** Start of INFORMATION SUPPLIED **

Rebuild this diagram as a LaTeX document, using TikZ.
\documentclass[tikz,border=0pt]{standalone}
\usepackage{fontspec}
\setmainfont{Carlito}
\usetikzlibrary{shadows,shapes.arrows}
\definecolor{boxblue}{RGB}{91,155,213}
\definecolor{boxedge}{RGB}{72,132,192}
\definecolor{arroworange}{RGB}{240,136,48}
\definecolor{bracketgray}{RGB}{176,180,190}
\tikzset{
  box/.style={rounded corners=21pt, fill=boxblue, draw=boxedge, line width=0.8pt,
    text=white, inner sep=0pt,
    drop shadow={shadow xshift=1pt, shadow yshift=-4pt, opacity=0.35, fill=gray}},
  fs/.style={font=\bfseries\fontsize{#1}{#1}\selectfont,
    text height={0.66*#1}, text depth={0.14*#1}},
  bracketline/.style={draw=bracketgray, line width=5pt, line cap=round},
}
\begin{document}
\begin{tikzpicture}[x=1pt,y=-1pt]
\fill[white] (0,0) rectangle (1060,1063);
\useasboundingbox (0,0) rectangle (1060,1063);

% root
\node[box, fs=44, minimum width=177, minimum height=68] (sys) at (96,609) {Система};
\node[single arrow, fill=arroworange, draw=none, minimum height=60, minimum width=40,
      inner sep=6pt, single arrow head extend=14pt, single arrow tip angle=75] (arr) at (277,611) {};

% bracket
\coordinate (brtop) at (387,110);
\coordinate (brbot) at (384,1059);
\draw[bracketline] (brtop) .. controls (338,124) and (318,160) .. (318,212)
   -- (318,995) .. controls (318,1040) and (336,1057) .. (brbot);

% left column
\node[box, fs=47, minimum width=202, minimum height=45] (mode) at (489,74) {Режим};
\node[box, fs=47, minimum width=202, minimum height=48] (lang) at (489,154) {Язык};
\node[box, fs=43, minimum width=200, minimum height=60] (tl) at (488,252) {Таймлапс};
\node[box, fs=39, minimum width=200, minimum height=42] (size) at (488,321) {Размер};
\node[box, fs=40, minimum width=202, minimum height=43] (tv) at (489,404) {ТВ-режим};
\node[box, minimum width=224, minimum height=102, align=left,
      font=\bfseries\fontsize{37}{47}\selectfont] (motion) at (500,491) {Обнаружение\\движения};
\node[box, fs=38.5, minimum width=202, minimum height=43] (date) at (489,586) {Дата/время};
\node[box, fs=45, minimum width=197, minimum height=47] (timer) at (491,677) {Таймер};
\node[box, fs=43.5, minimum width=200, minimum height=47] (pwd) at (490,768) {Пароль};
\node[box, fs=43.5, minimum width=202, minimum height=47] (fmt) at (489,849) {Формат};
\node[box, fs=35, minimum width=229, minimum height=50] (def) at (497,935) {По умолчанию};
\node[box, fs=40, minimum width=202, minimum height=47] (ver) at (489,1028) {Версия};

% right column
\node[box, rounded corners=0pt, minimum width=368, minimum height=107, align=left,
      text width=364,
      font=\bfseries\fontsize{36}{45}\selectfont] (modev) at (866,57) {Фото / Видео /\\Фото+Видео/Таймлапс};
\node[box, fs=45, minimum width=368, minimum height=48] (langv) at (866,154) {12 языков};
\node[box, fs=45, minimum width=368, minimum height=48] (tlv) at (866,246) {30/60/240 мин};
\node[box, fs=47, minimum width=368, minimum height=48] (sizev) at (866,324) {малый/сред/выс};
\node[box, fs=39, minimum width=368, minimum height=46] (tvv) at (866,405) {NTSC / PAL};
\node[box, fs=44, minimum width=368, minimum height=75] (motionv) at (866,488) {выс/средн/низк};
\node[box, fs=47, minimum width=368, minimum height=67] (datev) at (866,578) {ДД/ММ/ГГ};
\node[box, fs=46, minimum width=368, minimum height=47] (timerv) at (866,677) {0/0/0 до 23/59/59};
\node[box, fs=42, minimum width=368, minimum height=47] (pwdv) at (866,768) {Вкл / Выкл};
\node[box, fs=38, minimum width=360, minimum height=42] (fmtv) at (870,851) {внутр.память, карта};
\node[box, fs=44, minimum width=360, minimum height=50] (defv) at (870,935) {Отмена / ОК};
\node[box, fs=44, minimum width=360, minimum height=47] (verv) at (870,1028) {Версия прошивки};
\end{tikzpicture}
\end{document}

** End of INFORMATION SUPPLIED **

EXERCISE:
Please restate the whole listing word for word.

EXERCISE SOLUTION:
Rebuild this diagram as a LaTeX document, using TikZ.
\documentclass[tikz,border=0pt]{standalone}
\usepackage{fontspec}
\setmainfont{Carlito}
\usetikzlibrary{shadows,shapes.arrows}
\definecolor{boxblue}{RGB}{91,155,213}
\definecolor{boxedge}{RGB}{72,132,192}
\definecolor{arroworange}{RGB}{240,136,48}
\definecolor{bracketgray}{RGB}{176,180,190}
\tikzset{
  box/.style={rounded corners=21pt, fill=boxblue, draw=boxedge, line width=0.8pt,
    text=white, inner sep=0pt,
    drop shadow={shadow xshift=1pt, shadow yshift=-4pt, opacity=0.35, fill=gray}},
  fs/.style={font=\bfseries\fontsize{#1}{#1}\selectfont,
    text height={0.66*#1}, text depth={0.14*#1}},
  bracketline/.style={draw=bracketgray, line width=5pt, line cap=round},
}
\begin{document}
\begin{tikzpicture}[x=1pt,y=-1pt]
\fill[white] (0,0) rectangle (1060,1063);
\useasboundingbox (0,0) rectangle (1060,1063);

% root
\node[box, fs=44, minimum width=177, minimum height=68] (sys) at (96,609) {Система};
\node[single arrow, fill=arroworange, draw=none, minimum height=60, minimum width=40,
      inner sep=6pt, single arrow head extend=14pt, single arrow tip angle=75] (arr) at (277,611) {};

% bracket
\coordinate (brtop) at (387,110);
\coordinate (brbot) at (384,1059);
\draw[bracketline] (brtop) .. controls (338,124) and (318,160) .. (318,212)
   -- (318,995) .. controls (318,1040) and (336,1057) .. (brbot);

% left column
\node[box, fs=47, minimum width=202, minimum height=45] (mode) at (489,74) {Режим};
\node[box, fs=47, minimum width=202, minimum height=48] (lang) at (489,154) {Язык};
\node[box, fs=43, minimum width=200, minimum height=60] (tl) at (488,252) {Таймлапс};
\node[box, fs=39, minimum width=200, minimum height=42] (size) at (488,321) {Размер};
\node[box, fs=40, minimum width=202, minimum height=43] (tv) at (489,404) {ТВ-режим};
\node[box, minimum width=224, minimum height=102, align=left,
      font=\bfseries\fontsize{37}{47}\selectfont] (motion) at (500,491) {Обнаружение\\движения};
\node[box, fs=38.5, minimum width=202, minimum height=43] (date) at (489,586) {Дата/время};
\node[box, fs=45, minimum width=197, minimum height=47] (timer) at (491,677) {Таймер};
\node[box, fs=43.5, minimum width=200, minimum height=47] (pwd) at (490,768) {Пароль};
\node[box, fs=43.5, minimum width=202, minimum height=47] (fmt) at (489,849) {Формат};
\node[box, fs=35, minimum width=229, minimum height=50] (def) at (497,935) {По умолчанию};
\node[box, fs=40, minimum width=202, minimum height=47] (ver) at (489,1028) {Версия};

% right column
\node[box, rounded corners=0pt, minimum width=368, minimum height=107, align=left,
      text width=364,
      font=\bfseries\fontsize{36}{45}\selectfont] (modev) at (866,57) {Фото / Видео /\\Фото+Видео/Таймлапс};
\node[box, fs=45, minimum width=368, minimum height=48] (langv) at (866,154) {12 языков};
\node[box, fs=45, minimum width=368, minimum height=48] (tlv) at (866,246) {30/60/240 мин};
\node[box, fs=47, minimum width=368, minimum height=48] (sizev) at (866,324) {малый/сред/выс};
\node[box, fs=39, minimum width=368, minimum height=46] (tvv) at (866,405) {NTSC / PAL};
\node[box, fs=44, minimum width=368, minimum height=75] (motionv) at (866,488) {выс/средн/низк};
\node[box, fs=47, minimum width=368, minimum height=67] (datev) at (866,578) {ДД/ММ/ГГ};
\node[box, fs=46, minimum width=368, minimum height=47] (timerv) at (866,677) {0/0/0 до 23/59/59};
\node[box, fs=42, minimum width=368, minimum height=47] (pwdv) at (866,768) {Вкл / Выкл};
\node[box, fs=38, minimum width=360, minimum height=42] (fmtv) at (870,851) {внутр.память, карта};
\node[box, fs=44, minimum width=360, minimum height=50] (defv) at (870,935) {Отмена / ОК};
\node[box, fs=44, minimum width=360, minimum height=47] (verv) at (870,1028) {Версия прошивки};
\end{tikzpicture}
\end{document}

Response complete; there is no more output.